Keza, Öcalan’ın koşullarına özen gösterilmediği söylenebilir mi? “Yerim 0.17 metrekare daraldı” şikâyetinin Adalet Bakanlığı’nca süratle yanıtlanması; “Penceremde sineklik var, eskisinden dar” şikâyeti üzerine sinekliğin hemen çıkarılması, pencerenin iyileştirilmesi gibi hızlı adımlar, Türkiye’de başka hangi mahkûm için yapılmıştır acaba?
Atılacak adımlar
İkinci soruna gelince, iktidar bu konuda yoğurdu üfleyerek yemek konumundadır. Habur girişinden bu yana yaşanılan süreç, hükümetin bu adımların siyasi faturası üzerinde daha fazla düşünmeye başladığını gösteriyor.

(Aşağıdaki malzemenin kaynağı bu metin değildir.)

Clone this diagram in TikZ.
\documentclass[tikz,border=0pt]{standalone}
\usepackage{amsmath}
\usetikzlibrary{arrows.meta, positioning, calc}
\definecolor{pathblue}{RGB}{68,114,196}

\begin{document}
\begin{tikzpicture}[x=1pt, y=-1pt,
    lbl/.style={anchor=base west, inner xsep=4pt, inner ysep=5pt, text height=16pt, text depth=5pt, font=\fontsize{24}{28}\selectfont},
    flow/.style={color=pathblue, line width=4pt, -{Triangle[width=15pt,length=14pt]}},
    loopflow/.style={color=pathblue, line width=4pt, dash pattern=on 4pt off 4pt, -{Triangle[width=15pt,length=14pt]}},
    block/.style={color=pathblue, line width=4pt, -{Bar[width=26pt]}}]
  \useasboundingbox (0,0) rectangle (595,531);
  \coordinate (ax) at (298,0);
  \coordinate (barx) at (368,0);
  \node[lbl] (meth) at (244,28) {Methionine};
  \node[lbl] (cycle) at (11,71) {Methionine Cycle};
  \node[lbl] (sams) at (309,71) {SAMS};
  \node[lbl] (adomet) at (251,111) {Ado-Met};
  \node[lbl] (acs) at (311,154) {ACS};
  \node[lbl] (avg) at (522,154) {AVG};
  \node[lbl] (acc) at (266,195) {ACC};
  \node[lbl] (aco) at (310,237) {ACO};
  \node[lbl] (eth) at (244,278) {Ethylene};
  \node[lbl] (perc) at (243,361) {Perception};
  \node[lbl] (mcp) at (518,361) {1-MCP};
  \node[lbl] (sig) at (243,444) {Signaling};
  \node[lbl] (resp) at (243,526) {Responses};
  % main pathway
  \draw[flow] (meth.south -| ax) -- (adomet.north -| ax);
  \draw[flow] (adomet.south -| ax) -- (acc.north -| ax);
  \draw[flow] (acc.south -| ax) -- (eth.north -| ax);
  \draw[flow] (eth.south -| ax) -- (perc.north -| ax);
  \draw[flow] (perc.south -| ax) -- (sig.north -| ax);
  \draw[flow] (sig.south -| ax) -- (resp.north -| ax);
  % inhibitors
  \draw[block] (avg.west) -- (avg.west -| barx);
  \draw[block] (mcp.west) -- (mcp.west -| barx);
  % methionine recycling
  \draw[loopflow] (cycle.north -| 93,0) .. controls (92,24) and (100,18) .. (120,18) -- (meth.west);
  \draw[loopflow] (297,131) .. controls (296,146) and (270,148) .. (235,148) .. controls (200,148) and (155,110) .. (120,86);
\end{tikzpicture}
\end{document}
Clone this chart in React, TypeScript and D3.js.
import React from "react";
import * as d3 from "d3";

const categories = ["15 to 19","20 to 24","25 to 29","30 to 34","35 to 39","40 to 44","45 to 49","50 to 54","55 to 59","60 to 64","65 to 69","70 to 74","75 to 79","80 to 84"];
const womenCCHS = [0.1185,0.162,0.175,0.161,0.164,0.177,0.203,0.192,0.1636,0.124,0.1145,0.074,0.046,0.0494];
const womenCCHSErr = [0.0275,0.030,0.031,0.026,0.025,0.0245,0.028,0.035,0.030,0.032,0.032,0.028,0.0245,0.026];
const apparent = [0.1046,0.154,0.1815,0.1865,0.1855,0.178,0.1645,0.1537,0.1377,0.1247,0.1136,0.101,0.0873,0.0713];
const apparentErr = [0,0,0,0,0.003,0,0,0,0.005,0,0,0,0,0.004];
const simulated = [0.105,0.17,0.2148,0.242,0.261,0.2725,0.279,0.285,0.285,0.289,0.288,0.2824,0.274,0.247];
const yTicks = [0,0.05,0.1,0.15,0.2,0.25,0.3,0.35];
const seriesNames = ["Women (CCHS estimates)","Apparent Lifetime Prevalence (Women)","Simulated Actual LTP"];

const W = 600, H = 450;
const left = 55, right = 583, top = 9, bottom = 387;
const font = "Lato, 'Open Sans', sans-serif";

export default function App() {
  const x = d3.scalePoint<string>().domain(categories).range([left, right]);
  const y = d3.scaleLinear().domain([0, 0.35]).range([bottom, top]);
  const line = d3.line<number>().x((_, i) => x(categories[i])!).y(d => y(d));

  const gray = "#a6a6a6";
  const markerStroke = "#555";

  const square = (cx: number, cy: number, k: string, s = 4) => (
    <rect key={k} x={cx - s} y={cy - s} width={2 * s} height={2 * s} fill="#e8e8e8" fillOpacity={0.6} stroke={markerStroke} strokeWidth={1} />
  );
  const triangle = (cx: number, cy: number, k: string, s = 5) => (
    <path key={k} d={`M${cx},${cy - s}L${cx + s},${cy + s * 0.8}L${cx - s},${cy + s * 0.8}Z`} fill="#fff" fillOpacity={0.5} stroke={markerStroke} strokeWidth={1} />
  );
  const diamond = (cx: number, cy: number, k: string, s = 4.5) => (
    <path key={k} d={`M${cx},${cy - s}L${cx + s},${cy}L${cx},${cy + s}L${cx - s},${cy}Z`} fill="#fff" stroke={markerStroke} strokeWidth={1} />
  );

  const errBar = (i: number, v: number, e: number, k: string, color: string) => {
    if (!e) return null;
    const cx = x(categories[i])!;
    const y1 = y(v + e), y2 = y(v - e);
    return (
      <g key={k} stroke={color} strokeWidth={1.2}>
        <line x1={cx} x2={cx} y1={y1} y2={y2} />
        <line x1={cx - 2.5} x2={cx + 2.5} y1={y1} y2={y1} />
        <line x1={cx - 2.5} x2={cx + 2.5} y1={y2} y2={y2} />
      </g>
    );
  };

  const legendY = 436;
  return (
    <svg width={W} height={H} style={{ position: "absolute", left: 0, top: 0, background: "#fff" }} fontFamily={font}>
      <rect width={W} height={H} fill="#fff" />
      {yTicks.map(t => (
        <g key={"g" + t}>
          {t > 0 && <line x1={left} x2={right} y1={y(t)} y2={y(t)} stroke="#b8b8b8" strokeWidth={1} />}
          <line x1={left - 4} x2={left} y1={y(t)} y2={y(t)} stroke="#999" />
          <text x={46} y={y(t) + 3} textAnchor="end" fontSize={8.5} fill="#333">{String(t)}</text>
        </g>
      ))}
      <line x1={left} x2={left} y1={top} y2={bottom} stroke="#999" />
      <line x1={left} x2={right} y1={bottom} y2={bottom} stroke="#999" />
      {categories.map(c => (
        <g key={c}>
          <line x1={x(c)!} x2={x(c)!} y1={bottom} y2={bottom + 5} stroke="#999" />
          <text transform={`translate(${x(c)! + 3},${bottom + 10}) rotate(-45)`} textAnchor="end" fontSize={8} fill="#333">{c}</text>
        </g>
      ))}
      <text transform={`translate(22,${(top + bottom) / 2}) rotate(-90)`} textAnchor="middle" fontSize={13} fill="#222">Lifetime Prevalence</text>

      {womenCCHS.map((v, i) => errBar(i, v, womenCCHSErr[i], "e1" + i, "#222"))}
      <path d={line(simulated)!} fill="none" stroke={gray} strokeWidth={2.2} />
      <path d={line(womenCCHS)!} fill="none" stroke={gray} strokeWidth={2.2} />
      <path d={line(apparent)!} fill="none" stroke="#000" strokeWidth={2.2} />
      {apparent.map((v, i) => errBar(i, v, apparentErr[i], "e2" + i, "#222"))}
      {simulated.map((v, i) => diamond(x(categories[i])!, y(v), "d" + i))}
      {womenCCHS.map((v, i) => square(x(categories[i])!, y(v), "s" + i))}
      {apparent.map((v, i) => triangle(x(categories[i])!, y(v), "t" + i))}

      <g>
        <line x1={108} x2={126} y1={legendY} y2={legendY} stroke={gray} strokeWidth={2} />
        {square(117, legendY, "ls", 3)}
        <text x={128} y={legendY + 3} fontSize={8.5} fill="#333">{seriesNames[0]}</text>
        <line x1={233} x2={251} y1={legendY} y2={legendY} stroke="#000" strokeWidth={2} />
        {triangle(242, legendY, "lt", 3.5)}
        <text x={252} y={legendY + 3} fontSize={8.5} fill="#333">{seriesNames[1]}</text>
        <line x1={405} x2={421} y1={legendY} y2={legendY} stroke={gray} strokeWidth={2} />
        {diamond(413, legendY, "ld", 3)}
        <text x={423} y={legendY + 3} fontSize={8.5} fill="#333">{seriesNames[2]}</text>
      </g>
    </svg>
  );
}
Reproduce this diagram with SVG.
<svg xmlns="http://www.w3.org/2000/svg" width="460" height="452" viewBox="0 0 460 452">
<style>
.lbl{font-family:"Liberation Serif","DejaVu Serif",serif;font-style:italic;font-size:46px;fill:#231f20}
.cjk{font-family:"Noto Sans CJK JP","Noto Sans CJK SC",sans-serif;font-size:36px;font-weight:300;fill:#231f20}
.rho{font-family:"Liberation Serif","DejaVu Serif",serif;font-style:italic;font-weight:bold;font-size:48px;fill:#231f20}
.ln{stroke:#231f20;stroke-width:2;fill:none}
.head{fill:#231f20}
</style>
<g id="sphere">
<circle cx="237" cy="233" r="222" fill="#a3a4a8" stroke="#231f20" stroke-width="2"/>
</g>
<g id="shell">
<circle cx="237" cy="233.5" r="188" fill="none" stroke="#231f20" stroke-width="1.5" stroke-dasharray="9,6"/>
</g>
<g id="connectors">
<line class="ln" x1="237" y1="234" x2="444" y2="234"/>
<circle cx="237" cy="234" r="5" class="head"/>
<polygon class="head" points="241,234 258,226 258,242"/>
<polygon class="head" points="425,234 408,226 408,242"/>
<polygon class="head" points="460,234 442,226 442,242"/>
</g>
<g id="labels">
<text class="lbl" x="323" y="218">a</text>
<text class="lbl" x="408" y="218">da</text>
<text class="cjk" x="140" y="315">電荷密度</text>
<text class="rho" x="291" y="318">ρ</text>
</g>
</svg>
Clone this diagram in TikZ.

Meclis’e sevk edileceği açıklanan yasa tasarıları, İmralı-PKK-BDP cephesini tatmin edecek düzenlemeler değil. Yapılacağı açıklanan yargı reformunun özünü PKK-BDP’nin beklediği nitelikte açılımlar değil, yargı reformu çerçevesinde, HSYK’nın, Anayasa Mahkemesi’nin ve belki askeri yargının yeniden düzenlenmesi oluşturacak gibi görünüyor. İnsan Hakları İzleme Komitesi, güvenlik müsteşarlığı gibi konular ise PKK ve BDP’nin öncelikli konuları değil.
Bu arada yer yer baş gösteren saldırılar, çatışmalar ise ufukta çok daha büyük sorunların göründüğüne işaret ediyor.
Açılımın seyri çok daha nazik bir aşamaya geçmiş durumda.